1882 de Osman Hamdi Bey tarafından “Sanayi-i Nefise Mekteb-i Ali” si olarak kurulan, 1927 de Mustafa Kemal ATATÜRK tarafından “Güzel Sanatlar Akademisi”ne dönüştürülen, bugün “Mimar Sinan Güzel Sanatlar Üniversitesi” olarak eğitim öğretimi sürdüren bu sanat kurumu başından beri daima çağdaşlığı, yeniliği, sanat ve tasarım alanlarında öncü olmayı ilke edinmiştir.

Gerek Osmanlı döneminde gerekse yeni kurulmuş Cumhuriyetin ilk yıllarında Türkiye’de tekstil alanında sanayi üretimi yok denecek kadar azdı. Batıdaki, özellikle de İngiltere’deki sanayi devriminin sonucu olarak, Osmanlı İmparatorluğunun son yüzyılında büyük miktarda ithal tekstil ürünlerinin ülkeye girmesi ile zaten el üretimine ve küçük atölyelere dayalı olan yerli üretimler de neredeyse yok olmuştu.

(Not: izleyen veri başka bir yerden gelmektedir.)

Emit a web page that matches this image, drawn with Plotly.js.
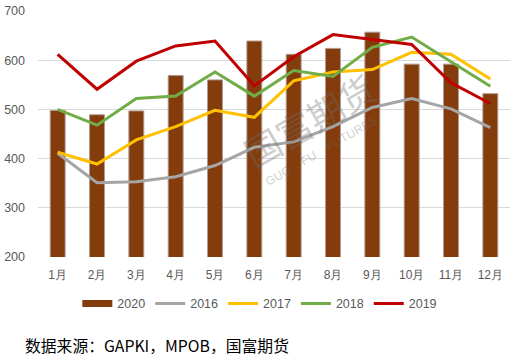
<!DOCTYPE html>
<html><head><meta charset="utf-8">
<script src="https://cdn.plot.ly/plotly-3.0.1.min.js"></script>
<style>html,body{margin:0;padding:0;background:#fff}#chart{width:516px;height:357px}</style>
</head><body><div id="chart"></div>
<script>
const months = ['1月','2月','3月','4月','5月','6月','7月','8月','9月','10月','11月','12月'];
const y2020 = [498, 489, 497, 569, 560, 639, 612, 624, 657, 592, 592, 532];
const y2016 = [411, 351, 353, 363, 386, 423, 434, 465, 504, 522, 501, 463];
const y2017 = [413, 389, 438, 465, 498, 484, 558, 576, 581, 616, 612, 562];
const y2018 = [500, 468, 522, 527, 576, 527, 579, 567, 626, 647, 597, 547];
const y2019 = [612, 541, 598, 629, 639, 548, 607, 652, 642, 632, 554, 512];
const yTicks = [200, 300, 400, 500, 600, 700];

const lineStyle = c => ({color: c, width: 3});
const traces = [
  {type:'bar', x: months, y: y2020, name:'2020', showlegend:false,
   marker:{color:'#843C0C', line:{color:'#B09A90', width:1}}},
  {type:'scatter', mode:'lines', x:[null], y:[null], name:'2020', legendrank:1,
   line:{color:'#843C0C', width:7}, hoverinfo:'skip'},
  {type:'scatter', mode:'lines', x: months, y: y2016, name:'2016', legendrank:2, line: lineStyle('#A5A5A5')},
  {type:'scatter', mode:'lines', x: months, y: y2017, name:'2017', legendrank:3, line: lineStyle('#FFC000')},
  {type:'scatter', mode:'lines', x: months, y: y2018, name:'2018', legendrank:4, line: lineStyle('#70AD47')},
  {type:'scatter', mode:'lines', x: months, y: y2019, name:'2019', legendrank:5, line: lineStyle('#C00000')}
];

const layout = {
  width:516, height:357,
  margin:{l:38, r:6, t:11, b:100},
  paper_bgcolor:'#fff', plot_bgcolor:'#fff',
  font:{family:'Liberation Sans, Arial, sans-serif', size:12, color:'#595959'},
  bargap:0.62,
  xaxis:{type:'category', showgrid:false, zeroline:false, showline:false, ticks:'',
    ticklabelstandoff:9, tickfont:{size:12, color:'#595959'}, fixedrange:true},
  yaxis:{range:[200,700], tickvals:yTicks, showgrid:true, gridcolor:'#D9D9D9', gridwidth:1,
    zeroline:false, showline:false, ticks:'', ticklabelstandoff:12,
    tickfont:{size:12.5, color:'#595959'}, fixedrange:true},
  legend:{orientation:'h', x:0.47, xanchor:'center', y:-0.13, yanchor:'top',
    font:{size:12.5, color:'#595959'}, itemwidth:30, traceorder:'normal'},
  showlegend:true,
  annotations:[
    {xref:'paper', yref:'paper', x:0.575, y:0.56, text:'国富期货', showarrow:false, textangle:-30,
     font:{family:'Noto Sans CJK SC', size:36, color:'rgba(110,110,110,0.35)'}},
    {xref:'paper', yref:'paper', x:0.6, y:0.43, text:'GUO    FU    FUTURES', showarrow:false, textangle:-30,
     font:{family:'Liberation Sans, Arial', size:12, color:'rgba(110,110,110,0.35)'}},
    {xref:'paper', yref:'paper', x:-0.032, xanchor:'left', y:-0.358, yanchor:'middle',
     text:'数据来源：GAPKI，MPOB，国富期货', showarrow:false,
     font:{family:'Noto Sans CJK SC', size:15.8, color:'#000'}}
  ]
};
Plotly.newPlot('chart', traces, layout, {displayModeBar:false, staticPlot:true});
</script></body></html>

1933 yılından başlayarak özellikle Sümerbank Tekstil İşletmelerinin de kurulmasıyla, endüstriyel tekstil üretiminin artmış olması, bu alanda eğitimli insan ihtiyacını da ortaya çıkardı. Aynı yıllarda Güzel Sanatlar Akademisi mezunu Sabih GÖZEN devlet tarafından, öğrenim için Almanya-Berlin’e gönderildi. Akademi’ye öğretim elemanı olarak döndükten sonra, 1938 yılında “Tezyini Sanatlar” Bölümünün içinde “Tekstil Desenleri” Atölyesini kurdu.

Kendisinin anlatımıyla: ..... bana telefon Burhan Topraktan; “lütfen Akademiye gelir misin?” Gittim. “Böyle bir boş yer var” dediler, “Umumi Tezyinat ... burayı kabul eder misiniz?” Benim idealim de zaten tekstil kurmak. İdeal bir şey... “tamam” dedim, kabul ettim. Hemen girdim ama “Umumi Tezyinat”, manası olmayan bir şey… Ne demek umumi tezyinat? Olmaz böyle şey! Umumisi, hususisi mi olur? Tezyinat Tezyinattır. Dekorasyon dekorasyondur. Umumi dekorasyon hususi dekorasyon diye bir saçma şey olmaz. Tabi ben onun ismini değiştirdim. “Tekstil Desenleri” yaptım. Ama elimde imkanlar azdı. İdealim Tekstil Desenleri Atölyesi’ni dört başı mamur kurmaktı; baskı atölyeleri, dokuma atölyeleri, halı atölyeleri, boya atölyeleri... Bunlar olacak.
(Akademiye Tanıklık 3, Prof. Sabih Gözen söyleşisi, 2001)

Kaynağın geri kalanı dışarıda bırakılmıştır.